If that’s the case, then this case is indeed like the case of Jack Phillips the baker, and Lorie Smith is well within her rights to refuse to make custom websites advancing messages she disagrees with. But there’s a bizarre twist. The Tenth Circuit Court of Appeals agreed with this line of reasoning — that Lorie Smith was engaging in “pure speech” and thus Colorado cannot compel her speech — but it ruled against her anyway. Why? Because she has a monopoly:
“Because Smith possessed a monopoly over her own services, the state had a heightened interest in ensuring access to her work.”
As the Atlantic writer says, that’s not only bizarre reasoning (that seems to have been pulled out of nowhere), but a doctrine that would diminish the First Amendment rights of all artists who sell their art in the marketplace. Would this mean that every artist is subject to heightened state regulation?
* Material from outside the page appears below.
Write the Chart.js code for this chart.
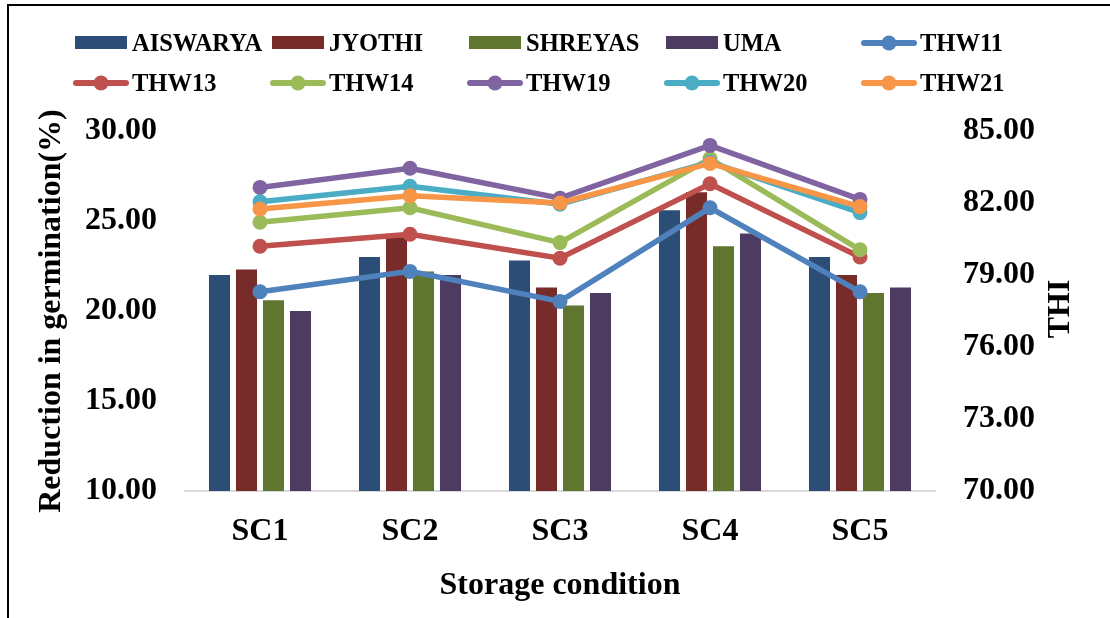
<!DOCTYPE html>
<html>
<head>
<meta charset="utf-8">
<script src="https://cdn.jsdelivr.net/npm/chart.js@4.4.1/dist/chart.umd.min.js"></script>
<style>
  html, body { margin: 0; padding: 0; background: #fff; }
  #wrap { position: relative; width: 1110px; height: 618px; }
  #frame { position: absolute; left: 7px; top: 4px; width: 1110px; height: 620px;
           border-top: 2px solid #000; border-left: 2px solid #000; pointer-events: none; }
</style>
</head>
<body>
<div id="wrap">
  <canvas id="chart"></canvas>
  <div id="frame"></div>
</div>
<script>
// categories
const conditions = ['SC1', 'SC2', 'SC3', 'SC4', 'SC5'];

// reduction in germination (%) - bars, left axis
const aiswarya = [22.0, 23.0, 22.8, 25.6, 23.0];
const jyothi   = [22.3, 24.1, 21.3, 26.6, 22.0];
const shreyas  = [20.6, 22.2, 20.3, 23.6, 21.0];
const uma      = [20.0, 22.0, 21.0, 24.3, 21.3];

// THI - lines, right axis
const thw11 = [78.3, 79.15, 77.9, 81.8, 78.3];
const thw13 = [80.2, 80.7, 79.7, 82.8, 79.75];
const thw14 = [81.2, 81.8, 80.35, 83.85, 80.05];
const thw19 = [82.65, 83.45, 82.2, 84.4, 82.15];
const thw20 = [82.05, 82.7, 81.95, 83.7, 81.6];
const thw21 = [81.75, 82.3, 82.0, 83.65, 81.85];

const FONT = "'Liberation Serif', 'Times New Roman', serif";

function bar(label, data, color) {
  return { type: 'bar', label, data, backgroundColor: color, yAxisID: 'y', order: 10,
           categoryPercentage: 0.72, barPercentage: 0.78 };
}
function line(label, data, color, order) {
  return { type: 'line', label, data, borderColor: color, backgroundColor: color,
           pointBackgroundColor: color, pointBorderWidth: 0, pointRadius: 7.5, pointHoverRadius: 7.5,
           borderWidth: 5.5, tension: 0, yAxisID: 'y1', order };
}

const datasets = [
  bar('AISWARYA', aiswarya, '#2C4D75'),
  bar('JYOTHI', jyothi, '#772C2A'),
  bar('SHREYAS', shreyas, '#5F7530'),
  bar('UMA', uma, '#4D3B62'),
  line('THW11', thw11, '#4F81BD', 6),
  line('THW13', thw13, '#C0504D', 5),
  line('THW14', thw14, '#9BBB59', 4),
  line('THW19', thw19, '#8064A2', 3),
  line('THW20', thw20, '#4BACC6', 2),
  line('THW21', thw21, '#F79646', 1)
];

// legend in a 5-column grid, plus the right title reading upwards
const extras = {
  id: 'extras',
  afterDraw(chart) {
    const ctx = chart.ctx;
    ctx.save();
    ctx.font = 'bold 24.5px ' + FONT;
    ctx.fillStyle = '#000';
    ctx.textBaseline = 'alphabetic';
    ctx.textAlign = 'left';
    chart.data.datasets.forEach((ds, i) => {
      const col = i % 5, row = Math.floor(i / 5);
      const x = 74 + col * 197;
      const cy = row ? 83 : 43;
      if (ds.type === 'bar') {
        ctx.fillStyle = ds.backgroundColor;
        ctx.fillRect(x + 1, cy - 7, 52, 13);
      } else {
        ctx.strokeStyle = ds.borderColor;
        ctx.lineWidth = 6;
        ctx.lineCap = 'round';
        ctx.beginPath();
        ctx.moveTo(x + 2, cy);
        ctx.lineTo(x + 52, cy);
        ctx.stroke();
        ctx.fillStyle = ds.borderColor;
        ctx.beginPath();
        ctx.arc(x + 27, cy, 7.5, 0, Math.PI * 2);
        ctx.fill();
      }
      ctx.fillStyle = '#000';
      ctx.fillText(ds.label, x + 58, cy + 8);
    });
    // THI
    ctx.font = 'bold 32px ' + FONT;
    ctx.translate(1061, 309);
    ctx.rotate(-Math.PI / 2);
    ctx.textAlign = 'center';
    ctx.textBaseline = 'middle';
    ctx.fillText('THI', 0, 0);
    ctx.restore();
  }
};

Chart.defaults.font.family = FONT;
Chart.defaults.font.weight = 'bold';
Chart.defaults.font.size = 32;
Chart.defaults.color = '#000';

new Chart(document.getElementById('chart'), {
  data: { labels: conditions, datasets },
  options: {
    responsive: true,
    maintainAspectRatio: false,
    animation: false,
    layout: { padding: { top: 131, left: 0, right: 0, bottom: 0 } },
    plugins: { legend: { display: false }, tooltip: { enabled: false } },
    scales: {
      x: {
        grid: { display: false },
        border: { color: '#D9D9D9', width: 2 },
        ticks: { padding: 14 },
        title: { display: true, text: 'Storage condition', padding: { top: 0, bottom: 13 } },
        afterFit: s => { s.height = 127; }
      },
      y: {
        position: 'left',
        min: 10, max: 30,
        grid: { display: false, drawTicks: false },
        border: { display: false },
        ticks: { stepSize: 5, padding: 28, callback: v => v.toFixed(2) },
        title: { display: true, text: 'Reduction in germination(%)', padding: { top: 33, bottom: 0 } },
        afterFit: s => { s.width = 185; }
      },
      y1: {
        position: 'right',
        min: 70, max: 85,
        grid: { display: false, drawTicks: false },
        border: { display: false },
        ticks: { stepSize: 3, padding: 28, callback: v => v.toFixed(2) },
        afterFit: s => { s.width = 175; }
      }
    }
  },
  plugins: [extras]
});
</script>
</body>
</html>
If Lorie Smith is being compelled to create customized websites that celebrate same-sex unions (for whatever reason, whether because she should not “discriminate”, or because she has a “monopoly”), then that’s wrong, and the Supreme Court should rule in her favor, as it did (7-2) for the baker. If she is not being compelled to express or celebrate or participate in ideas that go against her beliefs, and she is simply refusing to sell her website templates to LGBT people because she doesn’t want her sites used in that way, then she’s wrong and in violation of public accommodation law, and the Supreme Court should rule against her. It’s hard to be sure of what the issue is with the conflicting reports.
She doesn’t have a monopoly over website design. The judge in this case is a fool. I would expect the court to rule in her favor 7-2, with Kagan joining the majority as she did in the cake baker case.
That’s what I’m predicting. Sotomayor and Jackson will be the likely dissenters.
The more I read the oral arguments, the more I’m convinced Smith is in the right, just like the baker was.